▸ Task: From the listing below, restate word for word the lines from the line containing "Rebuild this diagram" down through the line containing "(0,0) rectangle (1165,1088);". Exclude pictures.

▸ Listing:
[start]
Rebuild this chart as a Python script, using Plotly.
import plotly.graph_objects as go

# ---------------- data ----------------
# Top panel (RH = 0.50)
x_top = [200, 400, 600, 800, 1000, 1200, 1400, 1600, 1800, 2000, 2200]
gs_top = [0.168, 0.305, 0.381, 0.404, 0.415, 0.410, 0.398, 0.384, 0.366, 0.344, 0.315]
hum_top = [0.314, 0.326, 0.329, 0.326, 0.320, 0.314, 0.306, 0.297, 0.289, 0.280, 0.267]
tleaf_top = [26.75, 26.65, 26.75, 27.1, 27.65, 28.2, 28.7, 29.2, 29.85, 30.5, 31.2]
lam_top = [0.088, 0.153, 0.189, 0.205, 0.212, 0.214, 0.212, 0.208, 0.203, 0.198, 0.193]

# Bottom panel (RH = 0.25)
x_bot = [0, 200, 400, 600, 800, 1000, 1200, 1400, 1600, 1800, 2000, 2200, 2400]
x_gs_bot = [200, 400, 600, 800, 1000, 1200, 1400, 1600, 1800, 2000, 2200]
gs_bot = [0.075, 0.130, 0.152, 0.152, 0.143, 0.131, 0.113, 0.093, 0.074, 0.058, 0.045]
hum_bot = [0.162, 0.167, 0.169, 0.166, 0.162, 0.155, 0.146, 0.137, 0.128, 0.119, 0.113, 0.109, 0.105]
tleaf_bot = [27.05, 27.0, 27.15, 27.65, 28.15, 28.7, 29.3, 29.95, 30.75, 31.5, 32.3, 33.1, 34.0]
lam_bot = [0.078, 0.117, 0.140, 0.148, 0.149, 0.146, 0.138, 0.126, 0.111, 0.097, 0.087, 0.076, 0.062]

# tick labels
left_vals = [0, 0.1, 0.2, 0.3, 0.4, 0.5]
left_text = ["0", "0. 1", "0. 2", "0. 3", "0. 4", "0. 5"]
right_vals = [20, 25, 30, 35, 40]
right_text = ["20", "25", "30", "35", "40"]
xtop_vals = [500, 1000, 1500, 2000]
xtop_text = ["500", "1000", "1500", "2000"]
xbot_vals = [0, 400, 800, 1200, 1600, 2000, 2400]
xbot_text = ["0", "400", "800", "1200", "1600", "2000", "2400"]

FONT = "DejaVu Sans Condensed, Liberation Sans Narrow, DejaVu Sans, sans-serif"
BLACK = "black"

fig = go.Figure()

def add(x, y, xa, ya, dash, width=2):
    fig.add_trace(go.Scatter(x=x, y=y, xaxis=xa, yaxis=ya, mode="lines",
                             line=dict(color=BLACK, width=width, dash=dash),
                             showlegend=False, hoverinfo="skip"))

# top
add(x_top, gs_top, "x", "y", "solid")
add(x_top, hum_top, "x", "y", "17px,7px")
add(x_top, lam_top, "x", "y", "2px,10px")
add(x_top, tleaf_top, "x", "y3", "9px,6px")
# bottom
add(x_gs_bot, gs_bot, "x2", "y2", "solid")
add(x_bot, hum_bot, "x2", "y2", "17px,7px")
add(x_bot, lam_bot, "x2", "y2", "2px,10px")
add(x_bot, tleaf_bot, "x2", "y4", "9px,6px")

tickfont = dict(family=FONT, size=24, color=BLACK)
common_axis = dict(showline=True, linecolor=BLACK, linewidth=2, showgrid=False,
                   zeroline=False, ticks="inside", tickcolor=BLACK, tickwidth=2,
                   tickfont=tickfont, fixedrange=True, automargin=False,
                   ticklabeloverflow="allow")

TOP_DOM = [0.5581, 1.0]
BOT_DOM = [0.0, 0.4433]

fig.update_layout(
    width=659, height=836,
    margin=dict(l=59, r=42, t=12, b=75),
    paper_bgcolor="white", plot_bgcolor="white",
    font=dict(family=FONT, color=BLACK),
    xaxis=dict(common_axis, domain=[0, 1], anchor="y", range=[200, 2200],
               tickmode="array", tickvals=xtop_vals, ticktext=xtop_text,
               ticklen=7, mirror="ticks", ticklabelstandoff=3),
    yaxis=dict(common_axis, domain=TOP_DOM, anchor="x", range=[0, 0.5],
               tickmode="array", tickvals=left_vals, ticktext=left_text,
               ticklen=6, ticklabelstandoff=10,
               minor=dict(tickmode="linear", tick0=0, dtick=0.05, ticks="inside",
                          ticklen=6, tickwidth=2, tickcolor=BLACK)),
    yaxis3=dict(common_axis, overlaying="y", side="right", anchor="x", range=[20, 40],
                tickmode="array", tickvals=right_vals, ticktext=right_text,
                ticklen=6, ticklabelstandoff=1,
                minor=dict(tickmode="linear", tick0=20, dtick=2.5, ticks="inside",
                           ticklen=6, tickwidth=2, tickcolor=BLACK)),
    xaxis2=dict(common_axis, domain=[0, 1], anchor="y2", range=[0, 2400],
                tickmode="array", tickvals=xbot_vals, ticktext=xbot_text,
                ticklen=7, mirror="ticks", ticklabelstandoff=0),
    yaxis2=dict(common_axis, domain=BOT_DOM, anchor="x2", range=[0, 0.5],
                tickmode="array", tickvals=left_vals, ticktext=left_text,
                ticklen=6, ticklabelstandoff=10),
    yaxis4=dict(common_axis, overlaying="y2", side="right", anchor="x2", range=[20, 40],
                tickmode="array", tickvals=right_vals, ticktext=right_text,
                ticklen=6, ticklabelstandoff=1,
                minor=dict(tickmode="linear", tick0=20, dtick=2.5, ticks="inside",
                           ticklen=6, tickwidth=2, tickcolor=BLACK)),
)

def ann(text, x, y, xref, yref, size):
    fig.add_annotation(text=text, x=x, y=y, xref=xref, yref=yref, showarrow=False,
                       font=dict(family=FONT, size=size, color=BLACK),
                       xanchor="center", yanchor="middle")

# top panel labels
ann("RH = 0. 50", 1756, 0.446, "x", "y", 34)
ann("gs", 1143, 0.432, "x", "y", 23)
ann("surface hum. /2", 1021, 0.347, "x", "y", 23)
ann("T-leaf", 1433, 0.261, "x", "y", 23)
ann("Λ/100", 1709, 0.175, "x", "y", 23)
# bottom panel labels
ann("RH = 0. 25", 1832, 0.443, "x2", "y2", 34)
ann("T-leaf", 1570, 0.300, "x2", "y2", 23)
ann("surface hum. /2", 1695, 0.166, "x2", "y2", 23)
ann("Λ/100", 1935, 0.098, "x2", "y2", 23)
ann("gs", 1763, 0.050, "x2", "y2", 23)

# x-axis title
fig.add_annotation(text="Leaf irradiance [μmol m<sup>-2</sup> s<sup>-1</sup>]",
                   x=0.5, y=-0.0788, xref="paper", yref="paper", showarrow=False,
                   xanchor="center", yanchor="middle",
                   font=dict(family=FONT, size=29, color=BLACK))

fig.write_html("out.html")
[end]
[start]
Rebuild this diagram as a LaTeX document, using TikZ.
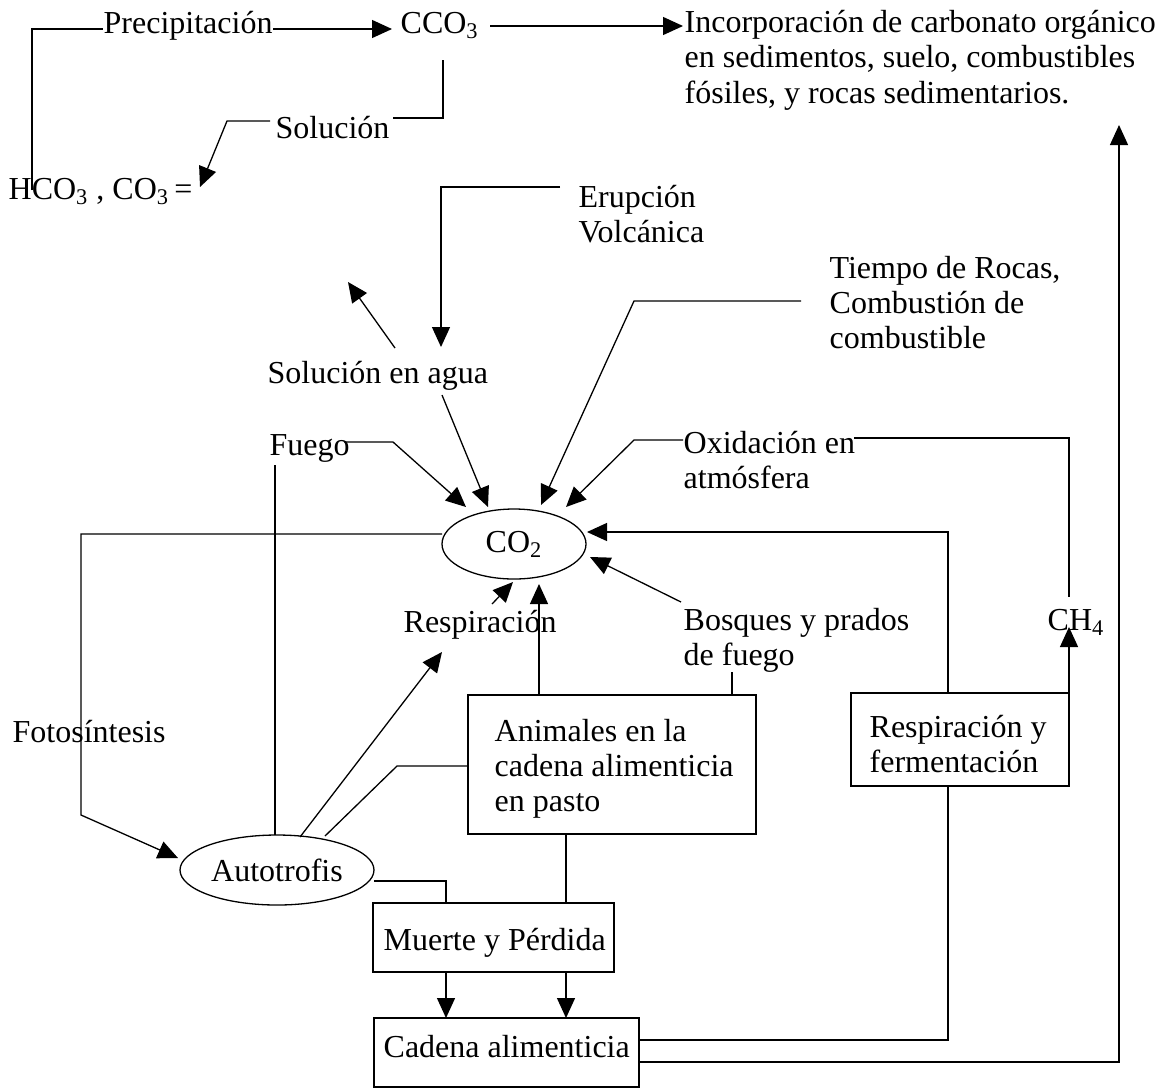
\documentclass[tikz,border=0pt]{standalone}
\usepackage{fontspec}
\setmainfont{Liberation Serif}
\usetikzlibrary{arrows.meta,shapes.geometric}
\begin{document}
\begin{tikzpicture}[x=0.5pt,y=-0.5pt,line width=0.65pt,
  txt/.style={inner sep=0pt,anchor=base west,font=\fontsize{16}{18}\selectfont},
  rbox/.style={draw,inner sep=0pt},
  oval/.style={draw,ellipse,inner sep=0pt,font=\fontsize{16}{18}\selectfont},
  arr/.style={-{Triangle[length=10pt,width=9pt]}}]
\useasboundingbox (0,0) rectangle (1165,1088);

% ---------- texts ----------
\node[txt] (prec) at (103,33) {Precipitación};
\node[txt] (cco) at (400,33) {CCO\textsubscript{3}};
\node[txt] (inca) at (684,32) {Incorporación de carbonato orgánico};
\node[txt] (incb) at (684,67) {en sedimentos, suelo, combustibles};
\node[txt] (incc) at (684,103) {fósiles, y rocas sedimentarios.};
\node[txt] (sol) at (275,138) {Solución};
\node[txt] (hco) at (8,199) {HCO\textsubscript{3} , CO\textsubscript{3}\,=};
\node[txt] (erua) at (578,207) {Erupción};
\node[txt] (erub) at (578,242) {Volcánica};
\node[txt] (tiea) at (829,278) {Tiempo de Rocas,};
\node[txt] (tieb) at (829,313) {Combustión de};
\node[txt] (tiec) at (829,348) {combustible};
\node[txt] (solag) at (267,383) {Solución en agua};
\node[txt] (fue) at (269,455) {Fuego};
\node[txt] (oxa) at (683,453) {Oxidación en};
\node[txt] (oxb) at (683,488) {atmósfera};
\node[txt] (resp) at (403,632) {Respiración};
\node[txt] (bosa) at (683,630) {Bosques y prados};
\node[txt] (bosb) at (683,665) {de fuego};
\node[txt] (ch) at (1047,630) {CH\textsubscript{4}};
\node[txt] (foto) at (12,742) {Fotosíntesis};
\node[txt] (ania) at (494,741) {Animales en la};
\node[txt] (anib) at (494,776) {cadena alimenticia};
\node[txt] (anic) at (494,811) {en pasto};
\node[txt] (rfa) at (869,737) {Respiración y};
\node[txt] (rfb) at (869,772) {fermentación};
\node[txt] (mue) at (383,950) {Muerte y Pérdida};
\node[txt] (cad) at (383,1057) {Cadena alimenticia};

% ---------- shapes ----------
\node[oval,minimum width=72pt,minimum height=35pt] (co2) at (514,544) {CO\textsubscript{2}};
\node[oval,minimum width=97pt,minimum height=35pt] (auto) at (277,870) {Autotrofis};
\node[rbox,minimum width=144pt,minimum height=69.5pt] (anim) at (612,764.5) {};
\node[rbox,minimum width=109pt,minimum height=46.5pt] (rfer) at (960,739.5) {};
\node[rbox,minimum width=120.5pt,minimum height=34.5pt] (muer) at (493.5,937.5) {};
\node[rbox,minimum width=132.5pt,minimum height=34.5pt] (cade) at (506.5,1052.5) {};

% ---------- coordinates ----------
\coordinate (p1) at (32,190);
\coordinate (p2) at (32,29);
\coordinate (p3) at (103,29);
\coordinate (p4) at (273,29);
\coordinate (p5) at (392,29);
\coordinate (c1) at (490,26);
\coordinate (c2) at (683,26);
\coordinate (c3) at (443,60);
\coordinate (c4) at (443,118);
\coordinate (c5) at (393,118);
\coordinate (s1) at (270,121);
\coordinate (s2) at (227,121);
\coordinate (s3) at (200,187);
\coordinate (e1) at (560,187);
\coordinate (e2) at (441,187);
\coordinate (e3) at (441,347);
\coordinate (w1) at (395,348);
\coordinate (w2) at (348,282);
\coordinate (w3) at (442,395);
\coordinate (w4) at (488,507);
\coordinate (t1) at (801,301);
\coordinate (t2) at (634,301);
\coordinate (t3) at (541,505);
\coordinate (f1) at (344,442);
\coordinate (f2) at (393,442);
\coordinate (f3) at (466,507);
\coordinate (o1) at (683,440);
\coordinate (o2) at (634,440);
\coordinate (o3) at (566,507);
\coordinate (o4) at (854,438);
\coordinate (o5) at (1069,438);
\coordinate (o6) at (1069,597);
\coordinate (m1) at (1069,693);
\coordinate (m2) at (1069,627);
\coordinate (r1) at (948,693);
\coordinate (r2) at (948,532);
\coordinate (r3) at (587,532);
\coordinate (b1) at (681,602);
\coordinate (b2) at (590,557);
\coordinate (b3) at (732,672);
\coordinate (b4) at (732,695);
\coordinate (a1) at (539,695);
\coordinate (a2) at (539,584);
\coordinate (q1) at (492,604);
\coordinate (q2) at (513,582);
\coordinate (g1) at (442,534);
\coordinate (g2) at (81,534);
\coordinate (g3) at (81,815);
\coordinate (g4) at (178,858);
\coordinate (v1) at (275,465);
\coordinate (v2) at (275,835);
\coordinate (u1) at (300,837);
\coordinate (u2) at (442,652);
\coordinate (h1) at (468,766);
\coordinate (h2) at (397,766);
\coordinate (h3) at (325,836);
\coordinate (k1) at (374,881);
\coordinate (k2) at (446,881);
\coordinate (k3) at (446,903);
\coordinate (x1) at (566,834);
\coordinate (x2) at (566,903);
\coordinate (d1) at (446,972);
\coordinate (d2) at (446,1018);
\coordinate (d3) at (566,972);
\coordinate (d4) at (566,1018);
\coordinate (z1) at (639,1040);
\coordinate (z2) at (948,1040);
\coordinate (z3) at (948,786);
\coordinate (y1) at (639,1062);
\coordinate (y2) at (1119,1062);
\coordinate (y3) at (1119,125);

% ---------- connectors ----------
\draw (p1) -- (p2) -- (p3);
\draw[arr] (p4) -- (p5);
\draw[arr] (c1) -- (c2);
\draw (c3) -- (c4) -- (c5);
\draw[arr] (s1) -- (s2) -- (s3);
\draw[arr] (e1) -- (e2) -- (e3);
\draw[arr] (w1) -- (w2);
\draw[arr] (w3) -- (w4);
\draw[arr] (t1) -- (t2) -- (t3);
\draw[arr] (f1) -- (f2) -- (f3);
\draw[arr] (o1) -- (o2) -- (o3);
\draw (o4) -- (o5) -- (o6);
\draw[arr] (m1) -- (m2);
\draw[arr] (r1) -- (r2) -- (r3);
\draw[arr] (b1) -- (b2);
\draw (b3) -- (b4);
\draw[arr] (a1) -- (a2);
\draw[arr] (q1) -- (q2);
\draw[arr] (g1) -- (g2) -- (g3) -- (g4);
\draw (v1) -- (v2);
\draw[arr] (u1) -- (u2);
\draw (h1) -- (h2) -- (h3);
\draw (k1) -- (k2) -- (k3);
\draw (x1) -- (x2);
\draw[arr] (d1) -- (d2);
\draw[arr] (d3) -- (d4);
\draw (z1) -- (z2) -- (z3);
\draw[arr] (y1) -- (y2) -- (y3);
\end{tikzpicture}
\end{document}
[end]
▸ Task response:
Rebuild this diagram as a LaTeX document, using TikZ.
\documentclass[tikz,border=0pt]{standalone}
\usepackage{fontspec}
\setmainfont{Liberation Serif}
\usetikzlibrary{arrows.meta,shapes.geometric}
\begin{document}
\begin{tikzpicture}[x=0.5pt,y=-0.5pt,line width=0.65pt,
  txt/.style={inner sep=0pt,anchor=base west,font=\fontsize{16}{18}\selectfont},
  rbox/.style={draw,inner sep=0pt},
  oval/.style={draw,ellipse,inner sep=0pt,font=\fontsize{16}{18}\selectfont},
  arr/.style={-{Triangle[length=10pt,width=9pt]}}]
\useasboundingbox (0,0) rectangle (1165,1088);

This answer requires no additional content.